The results are summarized in Figure 2. For comparison, trajectories and perturbation-theory calculations were also carried out on ²⁴O-labeled formic acid. In either oxygen position by either method, the change in the average O-H distance was 0.01 to 0.02 pm. In contrast, the changes in O-H distances due to labeling in 9a and 9b from the trajectories (which are in the same direction as predicted by perturbation theory) are greater by approximately 20-fold. This shows that a carboxylic acid is not a good model for the effect of isotopic labeling in hydrogen phthalates. More significantly, the predicted NMR shifts directly compromise the previous interpretation of the experimental data. The predicted -Δ_obs of 26 ± 8 ppb for ¹⁸O labeling is slightly larger than the experimental observation for 7 and most of the observations for 6, but considering the limitations of the calculations the agreement is very good. Keeping in mind that the trajectories are gas-phase calculations on a C_2v potential energy surface, the results show that the NMR observation may be understood without the need to postulate any asymmetry in the unlabeled hydrogen phthalate ion.

Figure 2.

Trajectory-based predictions of the asymmetry and -Δ_obs for 9a and 9b. The predicted -Δ_obs for the ¹⁸O isotopologue was obtained by averaging the results for 9a and 9b and dividing by four.

Would symmetry in the hydrogen phthalate ion in aprotic organic solvents be surprising? The rationalization for the presence of asymmetric equilibrating tautomers, as in the Perrin interpretation of the NMR results, was that the solvent environment is asymmetric at any instant. This is of course correct, but its significance is lessened by further consideration. In particular, it should be recognized that the hydrogen phthalate molecule is by itself asymmetric at any instant. This asymmetry is not trivial; as is readily observed in the gas phase trajectories, vibrational twisting of either carboxylate relative to the benzene ring can give rise to structures in which the proton stays localized on one of the two carboxylates for an extended time (50% of the time, the proton stays closer to one of the carboxylate oxygens for a period of 33 fs or longer before switching to the other carboxylate, and periods of proton localization longer than 100 fs are common). From this microscopic and instantaneous viewpoint, the distinction between 6a and 6b would become meaningless, but it was recognized long ago that this is not the best way to understand structures. That is, for symmetry to mean anything, structures must be considered as an average of geometries over some time scale, and the time scale depends on the experimental observation at hand. The asymmetry of a solvent environment is then meaningful only when it is of a sufficient strength and duration to affect some experimental observation. Our results do not support that this is the case for NMR spectra of hydrogen phthalate ions in aprotic organic solvents.

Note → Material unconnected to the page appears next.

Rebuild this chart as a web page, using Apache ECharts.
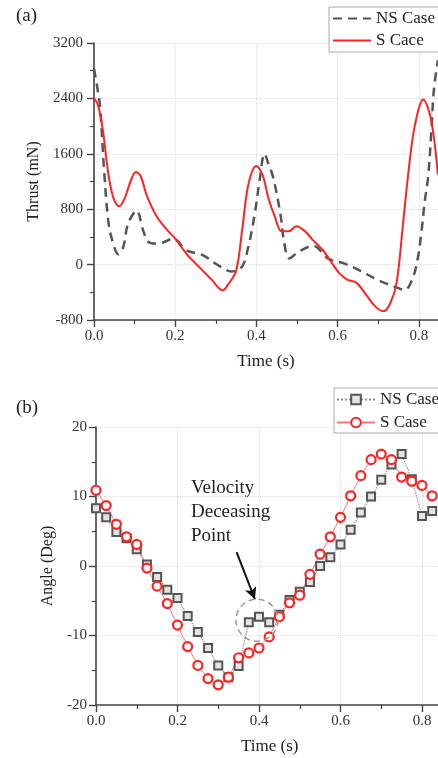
<!DOCTYPE html>
<html>
<head>
<meta charset="utf-8">
<script src="https://cdn.jsdelivr.net/npm/echarts@6/dist/echarts.min.js"></script>
<style>html,body{margin:0;padding:0;background:#fff;}#c{width:438px;height:758px;}</style>
</head>
<body>
<div id="c"></div>
<script>
// ---------- Panel (a): Thrust ----------
const thrustNS_t = [0, 0.008, 0.015, 0.025, 0.035, 0.046, 0.06, 0.072, 0.084, 0.105, 0.121, 0.134, 0.154, 0.17, 0.195, 0.228, 0.269, 0.306, 0.339, 0.364, 0.38, 0.396, 0.408, 0.42, 0.43, 0.441, 0.459, 0.469, 0.481, 0.503, 0.54, 0.577, 0.617, 0.654, 0.692, 0.72, 0.753, 0.765, 0.786, 0.798, 0.807, 0.815, 0.823, 0.831, 0.837, 0.847];
const thrustNS_v = [2830, 2560, 2270, 1350, 640, 327, 150, 254, 592, 780, 495, 327, 305, 320, 375, 206, 134, -10, -100, -35, 254, 736, 1217, 1600, 1450, 1265, 736, 300, 90, 182, 270, 87, 14, -82, -202, -274, -347, -370, -179, 110, 495, 928, 1265, 1939, 2517, 2950];
const thrustS_t = [0, 0.008, 0.016, 0.024, 0.032, 0.04, 0.05, 0.062, 0.075, 0.09, 0.103, 0.115, 0.13, 0.155, 0.18, 0.2, 0.23, 0.26, 0.29, 0.317, 0.33, 0.35, 0.365, 0.38, 0.4, 0.415, 0.43, 0.445, 0.462, 0.48, 0.498, 0.52, 0.54, 0.565, 0.585, 0.605, 0.625, 0.646, 0.671, 0.692, 0.712, 0.728, 0.745, 0.762, 0.775, 0.79, 0.811, 0.83, 0.847];
const thrustS_v = [2405, 2330, 2150, 1850, 1450, 1150, 930, 842, 950, 1200, 1337, 1280, 1000, 690, 500, 375, 140, -40, -220, -371, -290, -90, 500, 1150, 1424, 1300, 950, 700, 480, 480, 553, 480, 350, 200, 30, -130, -220, -260, -440, -600, -674, -580, -274, 640, 1362, 2000, 2383, 2100, 1300];
const thrustTicks = [-800, 0, 800, 1600, 2400, 3200];

// ---------- Panel (b): Angle ----------
const timeB = [0, 0.025, 0.05, 0.075, 0.1, 0.125, 0.15, 0.175, 0.2, 0.225, 0.25, 0.275, 0.3, 0.325, 0.35, 0.375, 0.4, 0.425, 0.45, 0.475, 0.5, 0.525, 0.55, 0.575, 0.6, 0.625, 0.65, 0.675, 0.7, 0.725, 0.75, 0.775, 0.8, 0.825];
const angleNS = [8.3, 7.0, 4.9, 4.0, 2.4, 0.2, -1.6, -3.4, -4.6, -7.2, -9.5, -11.8, -14.3, -16.0, -14.4, -8.1, -7.3, -8.1, -7.0, -4.9, -3.7, -2.3, 0.0, 1.25, 3.1, 5.2, 7.7, 10.0, 12.4, 14.6, 16.1, 12.5, 7.2, 7.9];
const angleS = [10.9, 8.7, 6.0, 4.2, 3.1, -0.3, -2.9, -5.4, -8.5, -11.6, -14.3, -16.2, -17.1, -16.0, -13.2, -12.5, -11.8, -10.2, -7.3, -5.3, -4.2, -1.2, 1.7, 4.2, 7.0, 10.1, 13.0, 15.3, 16.1, 15.3, 12.8, 12.2, 11.6, 10.1];
const angleTicks = [-20, -10, 0, 10, 20];
const timeTicks = [0.0, 0.2, 0.4, 0.6, 0.8];

const FONT = 'Liberation Serif';
const zip = (a, b) => a.map((x, i) => [x, b[i]]);

function xAx(gi, gapPad) {
  return {
    type: 'value', gridIndex: gi, min: 0, max: 1.0, interval: 0.2,
    name: 'Time (s)', nameLocation: 'middle', nameGap: 33,
    nameTextStyle: { fontFamily: FONT, fontSize: 17, color: '#222', padding: [0, gapPad, 0, 0] },
    axisLine: { onZero: false, lineStyle: { color: '#444', width: 1.6 } },
    axisTick: { show: true, length: 7, lineStyle: { color: '#444', width: 1.4 } },
    minorTick: { show: true, splitNumber: 2, length: 4, lineStyle: { color: '#444', width: 1.2 } },
    axisLabel: { fontFamily: FONT, fontSize: 15, color: '#333', margin: 9, formatter: v => v.toFixed(1) },
    splitLine: { show: true, lineStyle: { color: '#dcdcdc', type: 'dotted', width: 1 } }
  };
}
function yAx(gi, ticks, name, gap, margin) {
  return {
    type: 'value', gridIndex: gi, min: ticks[0], max: ticks[ticks.length - 1], interval: ticks[1] - ticks[0],
    name: name, nameLocation: 'middle', nameGap: gap,
    nameTextStyle: { fontFamily: FONT, fontSize: 16, color: '#222' },
    axisLine: { show: true, onZero: false, lineStyle: { color: '#444', width: 1.6 } },
    axisTick: { show: true, length: 7, lineStyle: { color: '#444', width: 1.4 } },
    minorTick: { show: true, splitNumber: 2, length: 4, lineStyle: { color: '#444', width: 1.2 } },
    axisLabel: { fontFamily: FONT, fontSize: 15, color: '#333', margin: margin, formatter: v => String(v) },
    splitLine: { show: true, lineStyle: { color: '#dcdcdc', type: 'dotted', width: 1 } }
  };
}

const chart = echarts.init(document.getElementById('c'), null, { renderer: 'canvas' });
chart.setOption({
  animation: false,
  backgroundColor: '#fff',
  grid: [
    { left: 94, top: 43, right: -62, bottom: 438, containLabel: false, outerBoundsMode: 'none' },
    { left: 96, top: 427, right: -65.5, bottom: 53, containLabel: false, outerBoundsMode: 'none' }
  ],
  xAxis: [xAx(0, 62), xAx(1, 60)],
  yAxis: [yAx(0, thrustTicks, 'Thrust (mN)', 46, 11), yAx(1, angleTicks, 'Angle (Deg)', 27, 9)],
  legend: [
    {
      data: ['NS Case', 'S Cace'], orient: 'vertical', left: 329, top: 7,
      itemWidth: 38, itemHeight: 14, itemGap: 5, padding: [3, 40, 3, 3],
      backgroundColor: '#fff', borderColor: '#aaa', borderWidth: 1,
      itemStyle: { opacity: 0 },
      textStyle: { fontFamily: FONT, fontSize: 17, color: '#222' }, selectedMode: false
    },
    {
      data: ['NS Case ', 'S Case'], orient: 'vertical', left: 334, top: 388,
      itemWidth: 38, itemHeight: 12, itemGap: 6, padding: [3, 40, 2, 2],
      backgroundColor: '#fff', borderColor: '#aaa', borderWidth: 1,
      textStyle: { fontFamily: FONT, fontSize: 17, color: '#222' }, selectedMode: false
    }
  ],
  graphic: [
    { type: 'text', left: 16, top: 7, style: { text: '(a)', font: '19px "Liberation Serif"', fill: '#222' } },
    { type: 'text', left: 16, top: 399, style: { text: '(b)', font: '19px "Liberation Serif"', fill: '#222' } },
    { type: 'text', left: 191, top: 476, style: { text: 'Velocity\nDeceasing\nPoint', font: '19px "Liberation Serif"', lineHeight: 24, fill: '#222' } }
  ],
  series: [
    {
      name: 'NS Case', type: 'line', xAxisIndex: 0, yAxisIndex: 0,
      data: zip(thrustNS_t, thrustNS_v), smooth: 0.35, symbol: 'none',
      lineStyle: { color: '#555', width: 2.5, type: [9, 6] }, itemStyle: { color: '#555' }
    },
    {
      name: 'S Cace', type: 'line', xAxisIndex: 0, yAxisIndex: 0,
      data: zip(thrustS_t, thrustS_v), smooth: 0.35, symbol: 'none',
      lineStyle: { color: '#f22', width: 2 }, itemStyle: { color: '#f22' }
    },
    {
      name: 'NS Case ', type: 'line', xAxisIndex: 1, yAxisIndex: 1,
      data: zip(timeB, angleNS), symbol: 'rect', symbolSize: 8,
      lineStyle: { color: '#888', width: 1.2, type: 'dotted' },
      itemStyle: { color: '#e4e4e4', borderColor: '#555', borderWidth: 2 },
      markPoint: {
        symbol: 'circle', symbolSize: 42, silent: true,
        label: { show: false },
        itemStyle: { color: 'rgba(0,0,0,0)', borderColor: '#999', borderWidth: 1.5, borderType: [6, 4] },
        data: [{ coord: [0.395, -7.8] }]
      },
      markLine: {
        silent: true, symbol: ['none', 'arrow'], symbolSize: [9, 12],
        label: { show: false },
        lineStyle: { color: '#111', width: 2, type: 'solid' },
        data: [[{ coord: [0.345, 2.0] }, { coord: [0.39, -4.8] }]]
      }
    },
    {
      name: 'S Case', type: 'line', xAxisIndex: 1, yAxisIndex: 1,
      data: zip(timeB, angleS), symbol: 'circle', symbolSize: 9,
      lineStyle: { color: '#f77', width: 1 },
      itemStyle: { color: '#fff', borderColor: '#f22', borderWidth: 2.2 }
    }
  ]
});
</script>
</body>
</html>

The results here have merely shown that the experimental observations in 3 and 6 attributed to isotopic perturbation of equilibria are consistent with isotope-induced desymmetrization on symmetrical potential energy surfaces. It is plausible that isotopically perturbed equilibria could account for the same observations, but in the absence of independent affirmative support for asymmetry, the most economical conclusion is that the structures have the higher symmetry supported by calculations. Obviously, our results suggest that great care should be taken when isotopic perturbation experiments suggest asymmetry in a molecule, but nothing here should be taken as compromising studies that have reached the opposite conclusion, as in the norbornyl cation example.